If you want to understand the true health of bilateral ties, look at the defense balance sheets, not the state banquet menus.
| Metric of Influence | Soft Power (Festivals, Food) | Hard Power (Radar, Patrol Vessels) |
|---|---|---|
| Strategic Utility | Low (Public relations only) | High (Sea lane monitoring) |
| Political Resilience | Vulnerable to local protests | Embedded in institutional military ties |
| Counter-China Efficacy | Zero | Moderate to High |
The downside to relying strictly on this transactional, military-first approach is obvious: it is expensive, and it invites pushback from citizens who do not want their country turned into a geopolitical chessboard. But pretending that cultural affinity can substitute for these hard assets is a dangerous delusion.
The Elephant in the Turquoise Water
You cannot discuss the Seychelles without addressing the massive economic shadow cast by Beijing.
While Indian diplomacy relies heavily on historic ties and emotional appeals, China operates with a cold, infrastructure-first playbook. From constructing the Seychelles National Assembly building to providing soft loans for critical civic works, Beijing has spent decades making itself indispensable to the daily governance of the archipelago.
This creates a structural imbalance that no amount of cultural programming can fix.
Imagine a scenario where a small island state faces a sovereign debt crunch. They do not turn to the nation that shares their dance style; they turn to their primary creditors and the countries capable of signing multi-million-dollar infrastructure checks tomorrow.
India's counter-strategy cannot be a repackaged version of historical nostalgia. To compete effectively in the Western Indian Ocean, New Delhi must offer a superior, faster alternative to infrastructure financing without the bureaucratic inertia that traditionally plagues its overseas execution.
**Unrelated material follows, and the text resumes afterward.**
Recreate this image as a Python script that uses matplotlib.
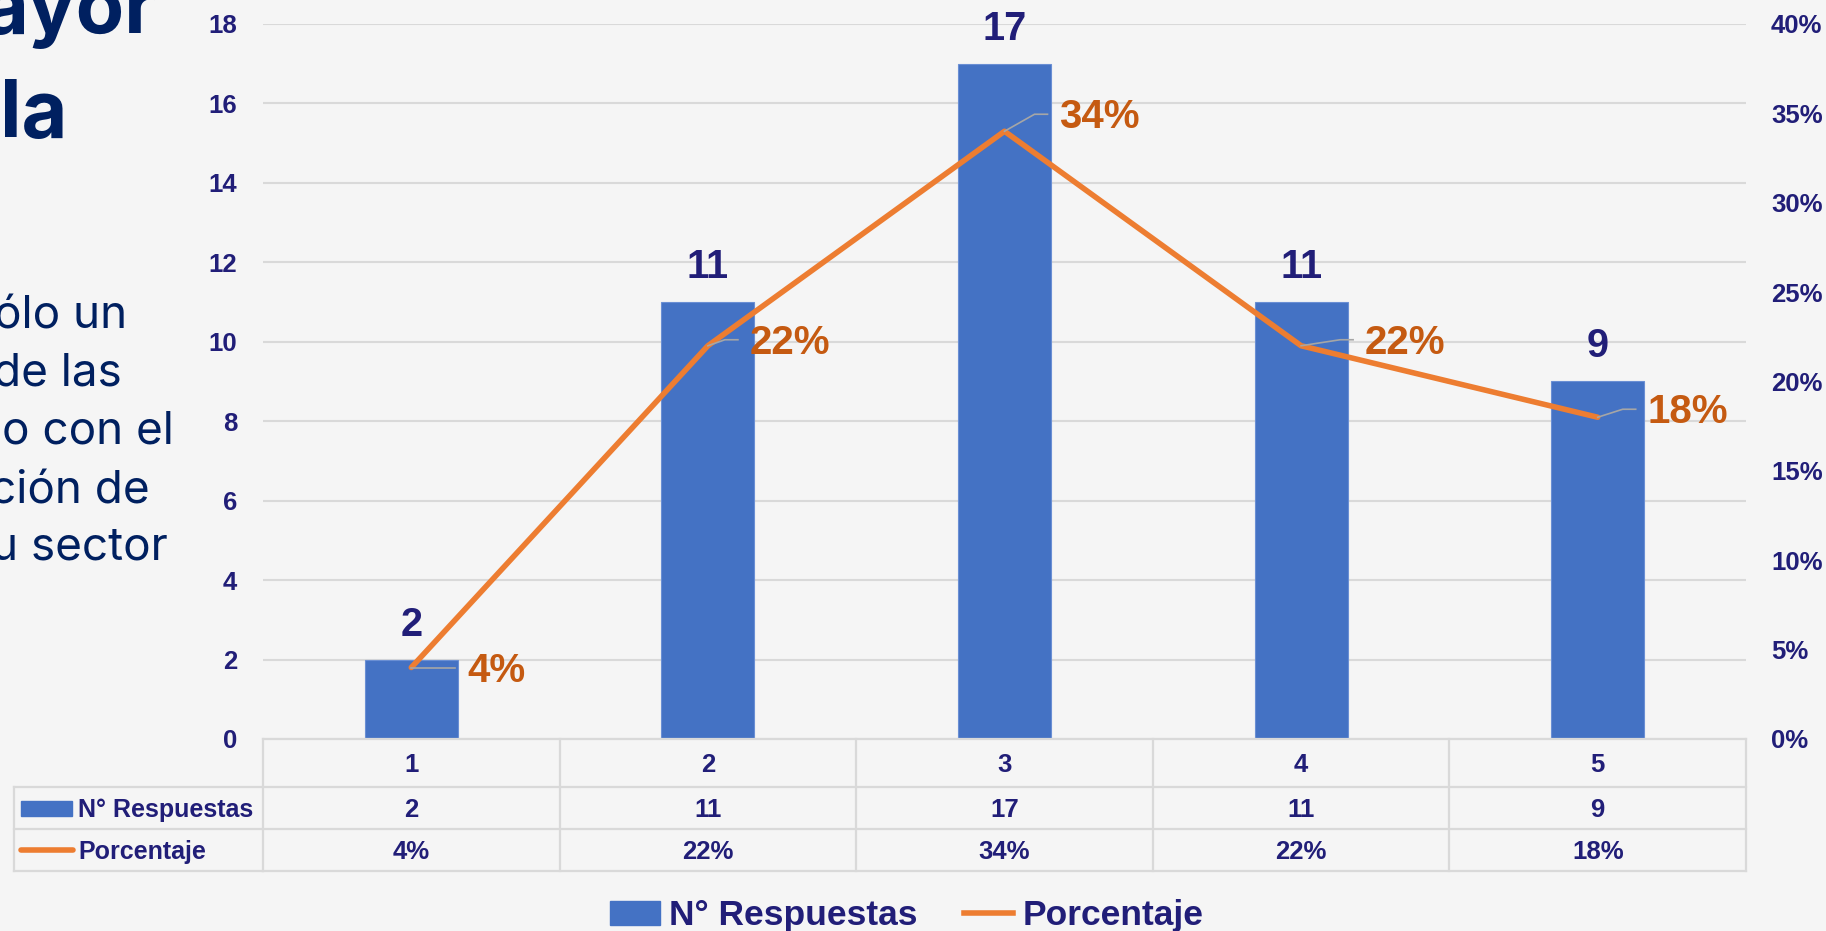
import matplotlib
matplotlib.use('Agg')
import matplotlib.pyplot as plt
from matplotlib import transforms as mtransforms
from matplotlib.lines import Line2D
from matplotlib.patches import Patch, Rectangle
from matplotlib.ticker import PercentFormatter

# ---------------- data ----------------
categories = ['1', '2', '3', '4', '5']
respuestas = [2, 11, 17, 11, 9]
porcentaje = [0.04, 0.22, 0.34, 0.22, 0.18]
left_ticks = [0, 2, 4, 6, 8, 10, 12, 14, 16, 18]
right_ticks = [0.00, 0.05, 0.10, 0.15, 0.20, 0.25, 0.30, 0.35, 0.40]
series_names = ['N° Respuestas', 'Porcentaje']
title_fragments = ['ayor', 'la']
body_fragments = ['ólo un', 'de las', 'o con el', 'ción de', 'u sector']

# ---------------- style ----------------
BG = '#F5F5F5'
BAR = '#4472C4'
ORANGE = '#ED7D31'
ORANGE_TXT = '#C55A11'
NAVY = '#211E78'
TITLE_NAVY = '#002060'
GRID = '#D9D9D9'
LEADER = '#A6A6A6'

plt.rcParams['font.family'] = ['Liberation Sans', 'DejaVu Sans']
plt.rcParams['font.weight'] = 'bold'

W, H, DPI = 1826, 931, 100
fig = plt.figure(figsize=(W / DPI, H / DPI), dpi=DPI, facecolor=BG)


def fx(px):
    return px / W


def fy(py):
    return 1 - py / H


PL, PR, PT, PB = 263, 1746, 24, 739
ax = fig.add_axes([fx(PL), fy(PB), (PR - PL) / W, (PB - PT) / H])
ax.set_facecolor(BG)
xs = list(range(len(categories)))
ax.bar(xs, respuestas, width=0.314, color=BAR, edgecolor='#6A8FD4',
       linewidth=0.8, zorder=2)
ax.set_xlim(-0.5, len(categories) - 0.5)
ax.set_ylim(left_ticks[0], left_ticks[-1])
ax.set_yticks(left_ticks)
ax.set_xticks([])
ax.yaxis.grid(True, color=GRID, lw=1.5)
ax.set_axisbelow(True)
for s in ax.spines.values():
    s.set_visible(False)
ax.tick_params(axis='y', length=0, pad=18.7, labelsize=18.5, labelcolor=NAVY)

ax2 = ax.twinx()
ax2.set_ylim(right_ticks[0], right_ticks[-1])
ax2.set_yticks(right_ticks)
ax2.yaxis.set_major_formatter(PercentFormatter(1.0, decimals=0))
ax2.tick_params(axis='y', length=0, pad=18, labelsize=18.5, labelcolor=NAVY)
for s in ax2.spines.values():
    s.set_visible(False)
ax2.plot(xs, porcentaje, color=ORANGE, lw=4, solid_capstyle='round',
         solid_joinstyle='round', zorder=3)

# bar value labels
for i, v in zip(xs, respuestas):
    ax.annotate(str(v), xy=(i, v), xytext=(0, 24), textcoords='offset pixels',
                ha='center', va='baseline', fontsize=28.5, color=NAVY)

# percentage labels with leader lines
lab_dx = [56, 42, 55, 64, 50]
lab_dy = [0, 6, 17, 6, 8]
for i, p, dx, dy in zip(xs, porcentaje, lab_dx, lab_dy):
    ax2.annotate(f'{round(p * 100)}%', xy=(i, p), xytext=(dx, dy - 14),
                 textcoords='offset pixels', ha='left', va='baseline',
                 fontsize=29, color=ORANGE_TXT, zorder=5)
    px0, py0 = ax2.transData.transform((i, p))
    lx = [px0, px0 + dx - 25, px0 + dx - 12]
    ly = [py0, py0 + dy, py0 + dy]
    fig.add_artist(Line2D(lx, ly, transform=mtransforms.IdentityTransform(),
                          color=LEADER, lw=1.2, zorder=4))

# ---------------- data table ----------------
tr = mtransforms.blended_transform_factory(ax.transData, fig.transFigure)
row_y = [739, 787, 829, 871]
TL = 14
x_lo, x_hi = -0.5, len(categories) - 0.5
fig.add_artist(Line2D([x_lo, x_hi], [fy(row_y[0])] * 2, transform=tr, color=GRID, lw=1.6))
for ry in row_y[1:]:
    fig.add_artist(Line2D([fx(TL), fx(PL)], [fy(ry)] * 2, transform=fig.transFigure,
                          color=GRID, lw=1.6))
    fig.add_artist(Line2D([x_lo, x_hi], [fy(ry)] * 2, transform=tr, color=GRID, lw=1.6))
for k in range(len(categories) + 1):
    xb = x_lo + k
    fig.add_artist(Line2D([xb, xb], [fy(row_y[0]), fy(row_y[-1])], transform=tr,
                          color=GRID, lw=1.6))
fig.add_artist(Line2D([fx(TL), fx(TL)], [fy(row_y[1]), fy(row_y[-1])],
                      transform=fig.transFigure, color=GRID, lw=1.6))

row_base = [772, 817, 859]
pct_labels = [f'{round(p * 100)}%' for p in porcentaje]
for i in xs:
    fig.text(i, fy(row_base[0]), categories[i], transform=tr, ha='center',
             va='baseline', fontsize=18.5, color=NAVY)
    fig.text(i, fy(row_base[1]), str(respuestas[i]), transform=tr, ha='center',
             va='baseline', fontsize=18.5, color=NAVY)
    fig.text(i, fy(row_base[2]), pct_labels[i], transform=tr, ha='center',
             va='baseline', fontsize=18.5, color=NAVY)

# row headers with legend keys
fig.add_artist(Rectangle((fx(21), fy(816)), (72 - 21) / W, 15 / H,
                         transform=fig.transFigure, color=BAR))
fig.add_artist(Line2D([fx(21), fx(73)], [fy(850)] * 2, transform=fig.transFigure,
                      color=ORANGE, lw=4, solid_capstyle='round'))
fig.text(fx(78), fy(row_base[1]), series_names[0], ha='left', va='baseline',
         fontsize=18, color=NAVY)
fig.text(fx(78), fy(row_base[2]), series_names[1], ha='left', va='baseline',
         fontsize=18, color=NAVY)

# ---------------- bottom legend ----------------
handles = [Patch(facecolor=BAR, edgecolor=BAR),
           Line2D([], [], color=ORANGE, lw=4)]
fig.legend(handles, series_names, loc='center', bbox_to_anchor=(fx(907), fy(916)),
           ncol=2, frameon=False, fontsize=25.5, handlelength=1.4, handleheight=0.65,
           handletextpad=0.26, columnspacing=1.3, labelcolor=NAVY,
           borderaxespad=0, borderpad=0)

# ---------------- partial slide text on the left ----------------
title_base = [33, 137]
title_right = [157, 67]
for t, b, r in zip(title_fragments, title_base, title_right):
    fig.text(fx(r), fy(b), t, ha='right', va='baseline', fontsize=57,
             fontweight='bold', family=['Inter', 'DejaVu Sans'], color=TITLE_NAVY)

body_base = [328, 386, 444, 503, 559]
body_right = [127, 122, 174, 150, 168]
for t, b, r in zip(body_fragments, body_base, body_right):
    fig.text(fx(r), fy(b), t, ha='right', va='baseline', fontsize=33,
             fontweight='normal', family=['Inter', 'DejaVu Sans'], color=TITLE_NAVY)

fig.savefig('out.png', dpi=DPI, facecolor=BG)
Stop Asking if the Bond is Historic
The public is asking the wrong question entirely. The question shouldn't be, "How deep are the historic ties between India and the Seychelles?" The question must be, "What value do those ties hold in a contested maritime environment?"
The answer is shockingly little if those ties are not backed by aggressive economic integration.
Trade between India and the Seychelles remains minuscule compared to global flows. If New Delhi wants to anchor the Seychelles within its security architecture, it needs to move past the maritime bond rhetoric and focus on deep economic integration:
- High-yield investments in renewable energy grids.
- Digital public infrastructure deployment (like UPI integration for tourism).
- Subsidized maritime logistics routes that make India the default trade partner for East Africa.
If a relationship does not make financial sense to local business leaders and politicians, it will not survive a change in administration.
The Actionable Pivot for Regional Strategy
If you are an executive, strategist, or policymaker operating in the IOR, drop the cultural focus entirely. It is a lagging indicator of a relationship's health, not a leading one.
Instead, track the deployment of technical standards, maritime domain awareness data-sharing protocols, and port management contracts. These are the unglamorous, highly technical anchors that actually bind nations together.
When a country integrates its radar network with yours, they have made a choice. When they accept your naval engineers to service their fleet, they have made a choice. Everything else is just noise designed for evening news broadcasts.
The "Creole Spirit" makes for excellent poetry and even better press releases. But international relations is an exercise in cold math and leverage.
The next time a politician stands at a podium in Victoria or Port Louis and waxes poetic about shared culinary roots, ignore the words. Look at the harbor. Look at who owns the cranes, who monitors the radar, and who holds the debt.
That is where history is actually being written.